Drop the images; return everything else in the listing below exactly.

_ _ _ _ _ _ _

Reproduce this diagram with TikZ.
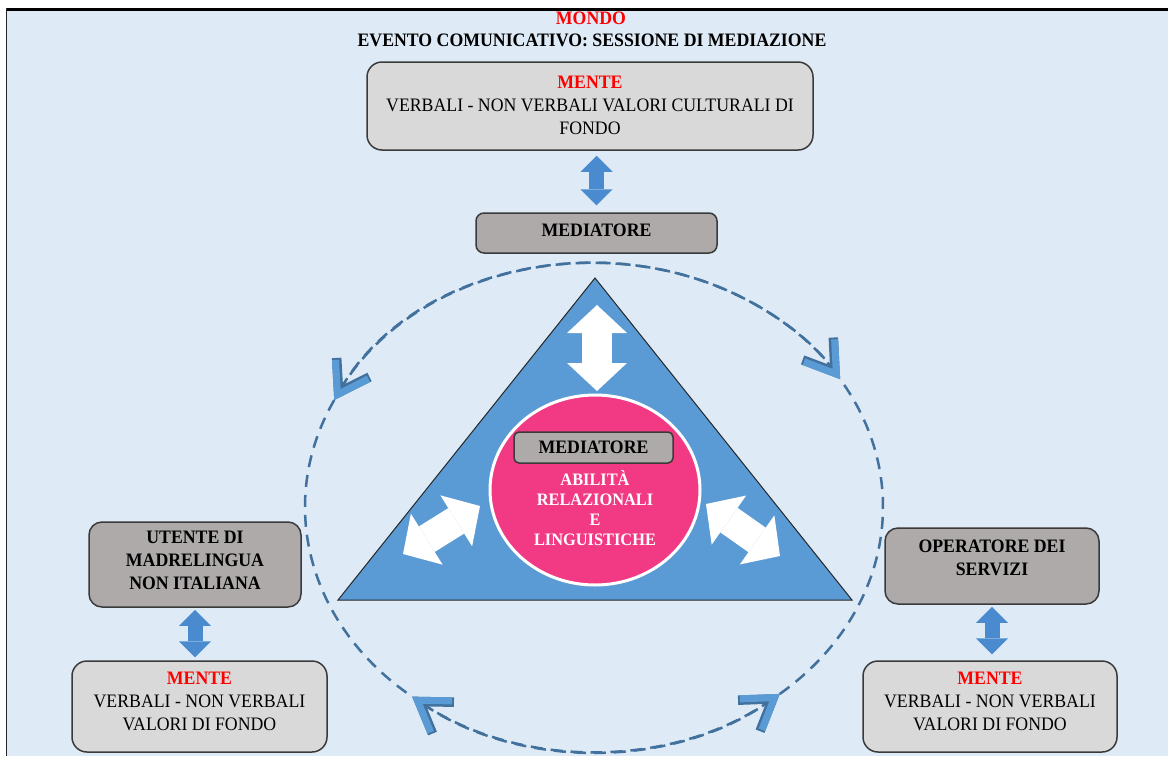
\documentclass[tikz,border=0pt]{standalone}
\usepackage{fontspec}
\setmainfont{Liberation Serif}[FakeStretch=0.935]
\usetikzlibrary{arrows.meta,shapes.geometric}

\definecolor{paneblue}{HTML}{DEEAF6}
\definecolor{mindgray}{HTML}{D9D9D9}
\definecolor{rolegray}{HTML}{AEAAAA}
\definecolor{edgegray}{HTML}{3A3A3A}
\definecolor{triblue}{HTML}{5B9BD5}
\definecolor{linkblue}{HTML}{4A8BD0}
\definecolor{ringblue}{HTML}{41719C}
\definecolor{coreink}{HTML}{F23A84}
\definecolor{alertred}{HTML}{FF0000}

\begin{document}
\begin{tikzpicture}[x=1pt, y=-1pt,
  txt/.style={align=center, inner sep=0pt, font=\fontsize{19}{23}\selectfont},
  boldtxt/.style={align=center, inner sep=0pt, font=\fontsize{19}{23}\selectfont\bfseries},
  mindbox/.style={draw=edgegray, line width=1.5pt, fill=mindgray, rounded corners=15pt, inner sep=0pt},
  rolebox/.style={draw=edgegray, line width=1.5pt, fill=rolegray, rounded corners=13pt, inner sep=0pt},
  linkarrow/.style={draw=linkblue, line width=15pt, >={Triangle[length=16pt,width=32pt,line width=0pt]}, <->},
  innerarrow/.style={draw=white, line width=30pt, >={Triangle[length=28pt,width=60pt,line width=0pt]}, <->},
  ring/.style={draw=ringblue, line width=2.5pt, dash pattern=on 12pt off 8pt},
  ringtipsedge/.style={ring, >={Straight Barb[length=29pt,width=38pt,line width=9.5pt,color=ringblue,sharp]}, <->},
  ringtips/.style={ring, >={Straight Barb[length=29pt,width=38pt,line width=7pt,color=triblue,sharp]}, <->},
  ellarc/.style={x radius=289, y radius=244},
]
% page and frame
\useasboundingbox (0,0) rectangle (1168,756);
\fill[white] (0,0) rectangle (1168,756);
\fill[paneblue] (7,11) rectangle (1168,756);
\draw[black, line width=3pt] (6,9.5) -- (1168,9.5);
\draw[black!85, line width=1.5pt] (6.5,8) -- (6.5,756);

% heading
\node[boldtxt, text=alertred] (world) at (591,18) {MONDO};
\node[boldtxt] (event) at (592,40) {EVENTO COMUNICATIVO: SESSIONE DI MEDIAZIONE};

% mediator's mind and role
\node[mindbox, minimum width=446pt, minimum height=88pt] (mindT) at (590,106) {};
\node[txt] (mindTt) at (590,105) {\textbf{\textcolor{alertred}{MENTE}}\\VERBALI - NON VERBALI VALORI CULTURALI DI\\FONDO};
\node[rolebox, minimum width=241pt, minimum height=40pt, rounded corners=8pt] (med) at (596.5,233) {};
\node[boldtxt] (medt) at (596.5,230) {MEDIATORE};
\draw[linkarrow, shorten <=5pt, shorten >=7pt] (mindT.south -| med.north) -- (med.north);

% dashed ring around the triangle, two-headed on the upper and lower arcs
\coordinate (ringc) at (594,507);
\foreach \tipstyle in {ringtipsedge, ringtips} {
  \draw[\tipstyle] (ringc) ++(-154:289 and 244) arc[start angle=-154, end angle=-31.6, ellarc];
  \draw[\tipstyle] (ringc) ++(129:289 and 244) arc[start angle=129, end angle=50, ellarc];
}
\draw[ring] (ringc) ++(-154:289 and 244) arc[start angle=-154, end angle=-231, ellarc];
\draw[ring] (ringc) ++(50:289 and 244) arc[start angle=50, end angle=-31.6, ellarc];

% triangle of the exchange
\coordinate (triA) at (595,278);
\coordinate (triB) at (852,600);
\coordinate (triC) at (338,600);
\filldraw[fill=triblue, draw=black!85, line width=1pt] (triA) -- (triB) -- (triC) -- cycle;

% white two-way arrows
\coordinate (tipTa) at (597,305); \coordinate (tipTb) at (597,391);
\draw[innerarrow] (tipTa) -- (tipTb);
\coordinate (tipLa) at (403,554); \coordinate (tipLb) at (480,506);
\draw[innerarrow] (tipLa) -- (tipLb);
\coordinate (tipRa) at (706,504); \coordinate (tipRb) at (780,556);
\draw[innerarrow] (tipRa) -- (tipRb);

% mediator core
\node[ellipse, draw=white, line width=3pt, fill=coreink, minimum width=210pt, minimum height=190pt, inner sep=0pt] (core) at (595,490) {};
\node[rolebox, minimum width=159pt, minimum height=31pt, rounded corners=5pt, font=\fontsize{19}{23}\selectfont\bfseries] (medin) at (593.5,447.5) {MEDIATORE};
\node[align=center, inner sep=0pt, text=white, font=\fontsize{17.5}{20}\selectfont\bfseries] (skills) at (595,508) {ABILITÀ\\RELAZIONALI\\E\\LINGUISTICHE};

% user side
\node[rolebox, minimum width=212pt, minimum height=85pt] (user) at (195,564.5) {};
\node[boldtxt] (usert) at (195,560) {UTENTE DI\\MADRELINGUA\\NON ITALIANA};
\node[mindbox, minimum width=255pt, minimum height=91pt] (mindL) at (199.5,706.5) {};
\node[txt] (mindLt) at (199.5,701) {\textbf{\textcolor{alertred}{MENTE}}\\VERBALI - NON VERBALI\\VALORI DI FONDO};
\draw[linkarrow, shorten <=2pt, shorten >=3pt] (user.south) -- (user.south |- mindL.north);

% service side
\node[rolebox, minimum width=214pt, minimum height=76pt] (oper) at (992,566) {};
\node[boldtxt] (opert) at (992,558) {OPERATORE DEI\\SERVIZI};
\node[mindbox, minimum width=254pt, minimum height=91pt] (mindR) at (990,706.5) {};
\node[txt] (mindRt) at (990,701) {\textbf{\textcolor{alertred}{MENTE}}\\VERBALI - NON VERBALI\\VALORI DI FONDO};
\draw[linkarrow, shorten <=2pt, shorten >=6pt] (oper.south) -- (oper.south |- mindR.north);
\end{tikzpicture}
\end{document}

_ _ _ _ _ _ _

RESPONSE FOR THIS EXERCISE:
Reproduce this diagram with TikZ.
\documentclass[tikz,border=0pt]{standalone}
\usepackage{fontspec}
\setmainfont{Liberation Serif}[FakeStretch=0.935]
\usetikzlibrary{arrows.meta,shapes.geometric}

\definecolor{paneblue}{HTML}{DEEAF6}
\definecolor{mindgray}{HTML}{D9D9D9}
\definecolor{rolegray}{HTML}{AEAAAA}
\definecolor{edgegray}{HTML}{3A3A3A}
\definecolor{triblue}{HTML}{5B9BD5}
\definecolor{linkblue}{HTML}{4A8BD0}
\definecolor{ringblue}{HTML}{41719C}
\definecolor{coreink}{HTML}{F23A84}
\definecolor{alertred}{HTML}{FF0000}

\begin{document}
\begin{tikzpicture}[x=1pt, y=-1pt,
  txt/.style={align=center, inner sep=0pt, font=\fontsize{19}{23}\selectfont},
  boldtxt/.style={align=center, inner sep=0pt, font=\fontsize{19}{23}\selectfont\bfseries},
  mindbox/.style={draw=edgegray, line width=1.5pt, fill=mindgray, rounded corners=15pt, inner sep=0pt},
  rolebox/.style={draw=edgegray, line width=1.5pt, fill=rolegray, rounded corners=13pt, inner sep=0pt},
  linkarrow/.style={draw=linkblue, line width=15pt, >={Triangle[length=16pt,width=32pt,line width=0pt]}, <->},
  innerarrow/.style={draw=white, line width=30pt, >={Triangle[length=28pt,width=60pt,line width=0pt]}, <->},
  ring/.style={draw=ringblue, line width=2.5pt, dash pattern=on 12pt off 8pt},
  ringtipsedge/.style={ring, >={Straight Barb[length=29pt,width=38pt,line width=9.5pt,color=ringblue,sharp]}, <->},
  ringtips/.style={ring, >={Straight Barb[length=29pt,width=38pt,line width=7pt,color=triblue,sharp]}, <->},
  ellarc/.style={x radius=289, y radius=244},
]
% page and frame
\useasboundingbox (0,0) rectangle (1168,756);
\fill[white] (0,0) rectangle (1168,756);
\fill[paneblue] (7,11) rectangle (1168,756);
\draw[black, line width=3pt] (6,9.5) -- (1168,9.5);
\draw[black!85, line width=1.5pt] (6.5,8) -- (6.5,756);

% heading
\node[boldtxt, text=alertred] (world) at (591,18) {MONDO};
\node[boldtxt] (event) at (592,40) {EVENTO COMUNICATIVO: SESSIONE DI MEDIAZIONE};

% mediator's mind and role
\node[mindbox, minimum width=446pt, minimum height=88pt] (mindT) at (590,106) {};
\node[txt] (mindTt) at (590,105) {\textbf{\textcolor{alertred}{MENTE}}\\VERBALI - NON VERBALI VALORI CULTURALI DI\\FONDO};
\node[rolebox, minimum width=241pt, minimum height=40pt, rounded corners=8pt] (med) at (596.5,233) {};
\node[boldtxt] (medt) at (596.5,230) {MEDIATORE};
\draw[linkarrow, shorten <=5pt, shorten >=7pt] (mindT.south -| med.north) -- (med.north);

% dashed ring around the triangle, two-headed on the upper and lower arcs
\coordinate (ringc) at (594,507);
\foreach \tipstyle in {ringtipsedge, ringtips} {
  \draw[\tipstyle] (ringc) ++(-154:289 and 244) arc[start angle=-154, end angle=-31.6, ellarc];
  \draw[\tipstyle] (ringc) ++(129:289 and 244) arc[start angle=129, end angle=50, ellarc];
}
\draw[ring] (ringc) ++(-154:289 and 244) arc[start angle=-154, end angle=-231, ellarc];
\draw[ring] (ringc) ++(50:289 and 244) arc[start angle=50, end angle=-31.6, ellarc];

% triangle of the exchange
\coordinate (triA) at (595,278);
\coordinate (triB) at (852,600);
\coordinate (triC) at (338,600);
\filldraw[fill=triblue, draw=black!85, line width=1pt] (triA) -- (triB) -- (triC) -- cycle;

% white two-way arrows
\coordinate (tipTa) at (597,305); \coordinate (tipTb) at (597,391);
\draw[innerarrow] (tipTa) -- (tipTb);
\coordinate (tipLa) at (403,554); \coordinate (tipLb) at (480,506);
\draw[innerarrow] (tipLa) -- (tipLb);
\coordinate (tipRa) at (706,504); \coordinate (tipRb) at (780,556);
\draw[innerarrow] (tipRa) -- (tipRb);

% mediator core
\node[ellipse, draw=white, line width=3pt, fill=coreink, minimum width=210pt, minimum height=190pt, inner sep=0pt] (core) at (595,490) {};
\node[rolebox, minimum width=159pt, minimum height=31pt, rounded corners=5pt, font=\fontsize{19}{23}\selectfont\bfseries] (medin) at (593.5,447.5) {MEDIATORE};
\node[align=center, inner sep=0pt, text=white, font=\fontsize{17.5}{20}\selectfont\bfseries] (skills) at (595,508) {ABILITÀ\\RELAZIONALI\\E\\LINGUISTICHE};

% user side
\node[rolebox, minimum width=212pt, minimum height=85pt] (user) at (195,564.5) {};
\node[boldtxt] (usert) at (195,560) {UTENTE DI\\MADRELINGUA\\NON ITALIANA};
\node[mindbox, minimum width=255pt, minimum height=91pt] (mindL) at (199.5,706.5) {};
\node[txt] (mindLt) at (199.5,701) {\textbf{\textcolor{alertred}{MENTE}}\\VERBALI - NON VERBALI\\VALORI DI FONDO};
\draw[linkarrow, shorten <=2pt, shorten >=3pt] (user.south) -- (user.south |- mindL.north);

% service side
\node[rolebox, minimum width=214pt, minimum height=76pt] (oper) at (992,566) {};
\node[boldtxt] (opert) at (992,558) {OPERATORE DEI\\SERVIZI};
\node[mindbox, minimum width=254pt, minimum height=91pt] (mindR) at (990,706.5) {};
\node[txt] (mindRt) at (990,701) {\textbf{\textcolor{alertred}{MENTE}}\\VERBALI - NON VERBALI\\VALORI DI FONDO};
\draw[linkarrow, shorten <=2pt, shorten >=6pt] (oper.south) -- (oper.south |- mindR.north);
\end{tikzpicture}
\end{document}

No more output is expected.